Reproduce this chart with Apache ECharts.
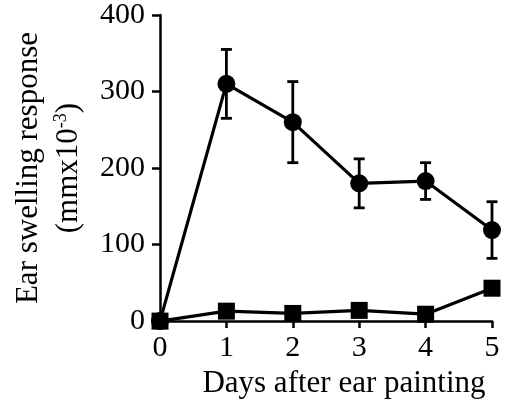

+===+

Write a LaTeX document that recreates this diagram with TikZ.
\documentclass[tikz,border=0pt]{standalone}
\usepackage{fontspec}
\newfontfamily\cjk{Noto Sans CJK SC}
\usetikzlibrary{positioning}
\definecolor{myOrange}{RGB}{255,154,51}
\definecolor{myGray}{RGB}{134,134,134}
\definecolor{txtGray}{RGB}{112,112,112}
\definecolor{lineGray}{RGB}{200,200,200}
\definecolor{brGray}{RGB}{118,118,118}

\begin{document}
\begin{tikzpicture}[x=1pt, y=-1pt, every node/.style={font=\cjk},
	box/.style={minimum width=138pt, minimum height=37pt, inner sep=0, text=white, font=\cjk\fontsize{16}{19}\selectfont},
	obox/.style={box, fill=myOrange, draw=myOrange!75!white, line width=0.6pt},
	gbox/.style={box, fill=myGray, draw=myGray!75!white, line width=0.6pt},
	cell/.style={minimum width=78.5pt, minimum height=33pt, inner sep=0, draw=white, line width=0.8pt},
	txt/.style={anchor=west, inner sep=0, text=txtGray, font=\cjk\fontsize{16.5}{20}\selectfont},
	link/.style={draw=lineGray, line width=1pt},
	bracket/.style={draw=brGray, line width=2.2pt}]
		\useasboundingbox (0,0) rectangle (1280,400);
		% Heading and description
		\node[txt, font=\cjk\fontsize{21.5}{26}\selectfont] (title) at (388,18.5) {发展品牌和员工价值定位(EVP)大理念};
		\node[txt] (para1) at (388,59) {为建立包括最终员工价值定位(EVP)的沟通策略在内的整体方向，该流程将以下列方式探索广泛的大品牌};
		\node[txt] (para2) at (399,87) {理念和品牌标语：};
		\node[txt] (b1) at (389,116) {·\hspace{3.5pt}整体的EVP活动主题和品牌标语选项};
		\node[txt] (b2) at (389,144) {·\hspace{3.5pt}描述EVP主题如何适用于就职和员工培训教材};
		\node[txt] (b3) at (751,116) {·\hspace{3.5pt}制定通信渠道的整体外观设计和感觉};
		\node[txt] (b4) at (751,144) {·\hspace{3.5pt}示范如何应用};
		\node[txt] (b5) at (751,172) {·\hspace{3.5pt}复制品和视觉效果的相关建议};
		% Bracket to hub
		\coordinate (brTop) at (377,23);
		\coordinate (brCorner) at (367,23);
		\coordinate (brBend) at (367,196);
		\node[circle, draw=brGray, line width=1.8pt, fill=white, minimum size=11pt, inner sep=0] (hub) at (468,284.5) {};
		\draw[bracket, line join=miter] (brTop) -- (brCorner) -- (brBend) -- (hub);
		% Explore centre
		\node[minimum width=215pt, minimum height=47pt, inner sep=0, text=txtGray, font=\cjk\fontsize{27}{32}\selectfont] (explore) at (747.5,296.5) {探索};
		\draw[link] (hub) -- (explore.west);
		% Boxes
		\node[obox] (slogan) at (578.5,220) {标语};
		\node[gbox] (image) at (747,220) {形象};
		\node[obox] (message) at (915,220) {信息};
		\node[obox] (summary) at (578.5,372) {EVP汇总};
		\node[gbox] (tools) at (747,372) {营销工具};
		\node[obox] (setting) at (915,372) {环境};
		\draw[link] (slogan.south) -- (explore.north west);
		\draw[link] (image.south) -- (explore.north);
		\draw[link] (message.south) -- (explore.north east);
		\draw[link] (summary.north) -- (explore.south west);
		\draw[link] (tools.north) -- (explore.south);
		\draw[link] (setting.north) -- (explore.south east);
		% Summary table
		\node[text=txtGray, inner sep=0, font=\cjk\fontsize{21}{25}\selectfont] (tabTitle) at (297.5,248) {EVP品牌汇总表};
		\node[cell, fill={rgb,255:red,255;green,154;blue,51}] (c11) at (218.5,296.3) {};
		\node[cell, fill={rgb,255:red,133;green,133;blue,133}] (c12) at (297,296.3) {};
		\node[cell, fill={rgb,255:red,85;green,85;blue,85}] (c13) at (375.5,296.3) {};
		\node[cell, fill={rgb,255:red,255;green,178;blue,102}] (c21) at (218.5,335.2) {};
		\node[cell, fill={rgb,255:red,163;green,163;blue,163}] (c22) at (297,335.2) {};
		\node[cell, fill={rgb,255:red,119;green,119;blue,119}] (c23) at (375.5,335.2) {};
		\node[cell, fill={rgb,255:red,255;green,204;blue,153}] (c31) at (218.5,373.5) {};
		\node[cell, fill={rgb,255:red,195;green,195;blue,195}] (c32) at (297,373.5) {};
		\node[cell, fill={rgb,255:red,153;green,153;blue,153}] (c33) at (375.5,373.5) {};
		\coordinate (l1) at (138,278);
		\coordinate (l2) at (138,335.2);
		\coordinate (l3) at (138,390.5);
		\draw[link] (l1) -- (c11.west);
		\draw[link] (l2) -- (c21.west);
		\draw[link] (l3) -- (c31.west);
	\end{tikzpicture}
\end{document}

+===+

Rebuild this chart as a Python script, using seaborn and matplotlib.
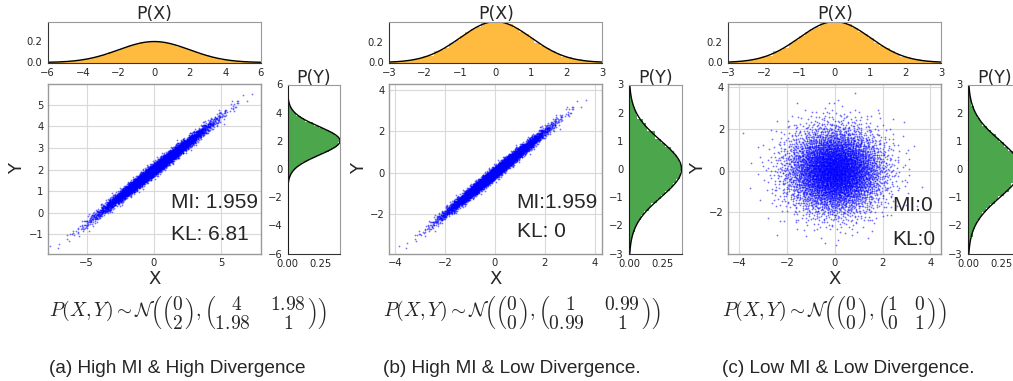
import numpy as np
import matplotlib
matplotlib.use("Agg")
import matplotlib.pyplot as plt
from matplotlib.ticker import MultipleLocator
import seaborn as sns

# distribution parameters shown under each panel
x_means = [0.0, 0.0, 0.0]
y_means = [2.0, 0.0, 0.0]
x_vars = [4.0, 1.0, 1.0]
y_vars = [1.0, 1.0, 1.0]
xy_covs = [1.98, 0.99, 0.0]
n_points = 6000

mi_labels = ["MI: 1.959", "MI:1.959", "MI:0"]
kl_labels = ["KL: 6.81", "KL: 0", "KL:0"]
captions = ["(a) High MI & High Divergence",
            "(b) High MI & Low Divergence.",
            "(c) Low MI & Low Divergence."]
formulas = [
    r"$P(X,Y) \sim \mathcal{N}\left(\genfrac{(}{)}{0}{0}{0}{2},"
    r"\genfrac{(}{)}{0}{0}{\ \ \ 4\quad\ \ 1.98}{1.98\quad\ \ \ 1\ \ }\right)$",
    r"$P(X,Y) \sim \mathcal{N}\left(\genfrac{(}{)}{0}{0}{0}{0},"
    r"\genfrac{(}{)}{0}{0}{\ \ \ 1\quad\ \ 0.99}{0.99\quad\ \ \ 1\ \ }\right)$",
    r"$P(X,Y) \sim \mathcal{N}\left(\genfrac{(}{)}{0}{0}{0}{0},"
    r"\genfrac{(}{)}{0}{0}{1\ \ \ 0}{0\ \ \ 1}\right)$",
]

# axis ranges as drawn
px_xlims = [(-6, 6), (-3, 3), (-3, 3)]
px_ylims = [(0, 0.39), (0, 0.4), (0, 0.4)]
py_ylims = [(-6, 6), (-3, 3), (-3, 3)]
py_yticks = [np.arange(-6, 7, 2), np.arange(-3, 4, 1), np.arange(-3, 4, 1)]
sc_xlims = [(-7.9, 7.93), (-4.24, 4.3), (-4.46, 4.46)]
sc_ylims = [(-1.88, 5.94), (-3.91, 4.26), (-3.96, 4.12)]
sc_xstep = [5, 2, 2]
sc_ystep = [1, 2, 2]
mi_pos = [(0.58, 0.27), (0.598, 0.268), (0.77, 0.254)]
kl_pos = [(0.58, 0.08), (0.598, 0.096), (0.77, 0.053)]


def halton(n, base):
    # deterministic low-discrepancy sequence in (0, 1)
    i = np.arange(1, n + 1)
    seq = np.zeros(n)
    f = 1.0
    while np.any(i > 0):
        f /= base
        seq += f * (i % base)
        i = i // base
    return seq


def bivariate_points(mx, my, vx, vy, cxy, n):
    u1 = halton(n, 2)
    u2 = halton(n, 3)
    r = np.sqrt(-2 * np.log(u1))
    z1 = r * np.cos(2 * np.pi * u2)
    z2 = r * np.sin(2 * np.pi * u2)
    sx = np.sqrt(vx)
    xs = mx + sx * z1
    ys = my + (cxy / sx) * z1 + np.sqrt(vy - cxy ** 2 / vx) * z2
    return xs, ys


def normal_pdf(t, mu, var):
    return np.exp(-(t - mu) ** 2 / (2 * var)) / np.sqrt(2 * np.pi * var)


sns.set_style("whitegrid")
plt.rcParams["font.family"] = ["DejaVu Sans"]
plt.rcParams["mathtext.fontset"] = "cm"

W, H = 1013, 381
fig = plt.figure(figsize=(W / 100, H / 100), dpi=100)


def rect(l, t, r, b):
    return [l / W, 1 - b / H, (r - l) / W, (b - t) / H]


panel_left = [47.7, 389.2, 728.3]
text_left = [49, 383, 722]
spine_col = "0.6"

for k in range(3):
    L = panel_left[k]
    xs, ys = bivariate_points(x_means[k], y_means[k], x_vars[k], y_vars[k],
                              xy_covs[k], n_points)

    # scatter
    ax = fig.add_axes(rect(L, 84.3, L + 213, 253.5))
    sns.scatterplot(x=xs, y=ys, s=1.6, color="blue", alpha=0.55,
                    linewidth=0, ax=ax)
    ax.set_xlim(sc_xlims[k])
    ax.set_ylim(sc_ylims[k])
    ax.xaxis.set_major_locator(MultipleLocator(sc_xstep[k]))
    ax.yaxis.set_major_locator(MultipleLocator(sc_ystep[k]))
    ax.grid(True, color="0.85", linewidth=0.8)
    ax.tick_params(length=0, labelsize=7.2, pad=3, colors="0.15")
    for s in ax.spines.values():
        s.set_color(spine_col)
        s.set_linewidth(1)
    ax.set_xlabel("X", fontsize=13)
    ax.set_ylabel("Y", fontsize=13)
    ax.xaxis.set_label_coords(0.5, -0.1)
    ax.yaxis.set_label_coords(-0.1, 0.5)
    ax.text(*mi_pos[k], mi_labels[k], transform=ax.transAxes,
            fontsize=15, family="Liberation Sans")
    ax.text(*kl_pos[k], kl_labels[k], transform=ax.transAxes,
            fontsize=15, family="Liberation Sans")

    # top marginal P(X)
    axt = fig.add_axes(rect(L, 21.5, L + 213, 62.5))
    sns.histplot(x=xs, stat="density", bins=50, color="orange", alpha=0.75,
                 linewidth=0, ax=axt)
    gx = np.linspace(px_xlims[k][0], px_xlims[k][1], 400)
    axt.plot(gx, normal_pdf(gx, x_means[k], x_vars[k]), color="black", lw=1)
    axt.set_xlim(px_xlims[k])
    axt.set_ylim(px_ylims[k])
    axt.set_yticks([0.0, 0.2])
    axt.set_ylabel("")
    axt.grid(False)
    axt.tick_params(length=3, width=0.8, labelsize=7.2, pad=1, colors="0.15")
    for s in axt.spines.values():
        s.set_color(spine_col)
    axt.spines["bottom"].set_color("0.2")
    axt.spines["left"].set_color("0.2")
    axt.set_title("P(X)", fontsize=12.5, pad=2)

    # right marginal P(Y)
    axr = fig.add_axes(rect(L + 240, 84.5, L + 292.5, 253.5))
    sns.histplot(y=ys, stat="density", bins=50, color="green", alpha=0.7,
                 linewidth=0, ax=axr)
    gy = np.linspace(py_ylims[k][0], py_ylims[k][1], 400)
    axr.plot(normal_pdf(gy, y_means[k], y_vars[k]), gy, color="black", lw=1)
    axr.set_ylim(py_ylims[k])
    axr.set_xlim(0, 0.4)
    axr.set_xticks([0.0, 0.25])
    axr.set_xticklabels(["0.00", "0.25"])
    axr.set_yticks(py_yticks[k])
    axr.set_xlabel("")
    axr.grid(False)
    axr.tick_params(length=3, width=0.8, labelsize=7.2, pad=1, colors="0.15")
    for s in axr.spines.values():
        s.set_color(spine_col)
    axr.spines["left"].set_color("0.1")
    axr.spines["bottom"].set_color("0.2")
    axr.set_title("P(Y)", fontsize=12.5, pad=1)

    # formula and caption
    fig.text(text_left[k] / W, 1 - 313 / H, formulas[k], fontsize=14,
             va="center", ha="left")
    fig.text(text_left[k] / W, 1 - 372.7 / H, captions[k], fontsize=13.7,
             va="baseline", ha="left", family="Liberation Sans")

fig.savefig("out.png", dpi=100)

+===+

* _WORK TO COMPLETE_
Extract from the material all lines containing the string "with".

* _OUTPUT FOR THIS TASK_
Reproduce this chart with Apache ECharts.
Write a LaTeX document that recreates this diagram with TikZ.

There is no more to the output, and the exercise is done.